Allow images of different sizes as inputs

BVLC / caffe

Caffe: a fast open framework for deep learning.

http://caffe.berkeleyvision.org/

Other

34.14k stars 18.68k forks source link

Allow images of different sizes as inputs #557

Closed sguada closed 9 years ago

sguada commented 10 years ago

Bases in recent experiments, cropping from images with smallest size = 256 perform better. http://arxiv.org/pdf/1405.3531v2.pdf

The idea is allowing that images have different sizes before cropping, but became same size after cropping. This would require remove the mean_file and replace it with a mean_value.

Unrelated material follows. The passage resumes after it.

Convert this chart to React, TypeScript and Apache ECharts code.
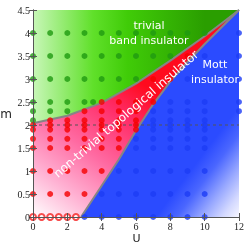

LevelDB, LMDB and Image_Data_Layer should not assume that the images have the same size.

sguada commented 10 years ago

@Yangqing when you do the data_layers re-design in #407 #244 keep this in mind.

jamt9000 commented 10 years ago

Regarding that paper, I believe they will be releasing their source code (and models) soon

http://www.robots.ox.ac.uk/~vgg/research/deep_eval/

kloudkl commented 10 years ago

The paper that #548 wants to implement [1] proposed a very natural and general way to extract convolutional features for images of any sizes and then pool the feature maps into fixed length vectors with spatial pyramids. The spatial pyramid pooling(SPP) idea is not new. But until now, most people are only used to doing pooling with sliding windows in CNN. On the other hand, the SPP-net only experimented with max pooling in each spatial bin while sliding windows also used other aggregation methods.

[1] Kaiming He, Xiangyu Zhang, Shaoqing Ren, and Jian Sun. Spatial Pyramid Pooling in Deep Convolutional Networks for Visual Recognition. The 13th European Conference on Computer Vision (ECCV), 2014

kloudkl commented 10 years ago

This is complementary to #505.

kloudkl commented 10 years ago

@sguada, do you think #355 is a prerequisite for this issue?

sguada commented 10 years ago

The idea is allow images of different sizes as inputs, but then keep them with fix size after cropping, so the rest of the network will work as usual.

Therefore for now #355 is not needed, although could be combined later on.

kloudkl commented 10 years ago

Got your idea. The ImageDataLayer resizes the images before cropping and mirroring them. The convert_imageset tool ensures that the images stored in the Leveldb are of the same size. So there is basically no requirement of the original images sizes. Only LMDB needs to be enhanced.

The mean_value is just a simplification of the mean_file and don't have to replace the latter.

qingqing01 commented 10 years ago

I use the ImageDataLayer and I don't understand what you said "replace mean_file with a mean_value. ". How to compute the mean_value? Does the Caffe have tool to compute the mean_file using the input images? Before I write the tool to compute the mean_file, I want to confirm. Thanks!

shelhamer commented 10 years ago

@Dcocoa it turns out the spatial mean i.e. the mean over images with dimensions K x H x W is almost everywhere the same in height and width so averaging over spatial dimensions in to a channel mean with dimensions K x 1 x 1 achieves virtually the same network performance while making preprocessing simpler and more flexible.

compute_image_mean computes the mean.

hayderm commented 9 years ago

Please, I want to use SPP-Net and it works well. However, when I change the number of layers it givers error !! so do I need to compile caffe ? or just use the given caffe.mex ?

longjon commented 9 years ago

Closing as we now have per-channel mean so this should work, and should be doable with gradient accumulation. (If it's broken for batch size > 1, you're welcome to open a new issue for that.)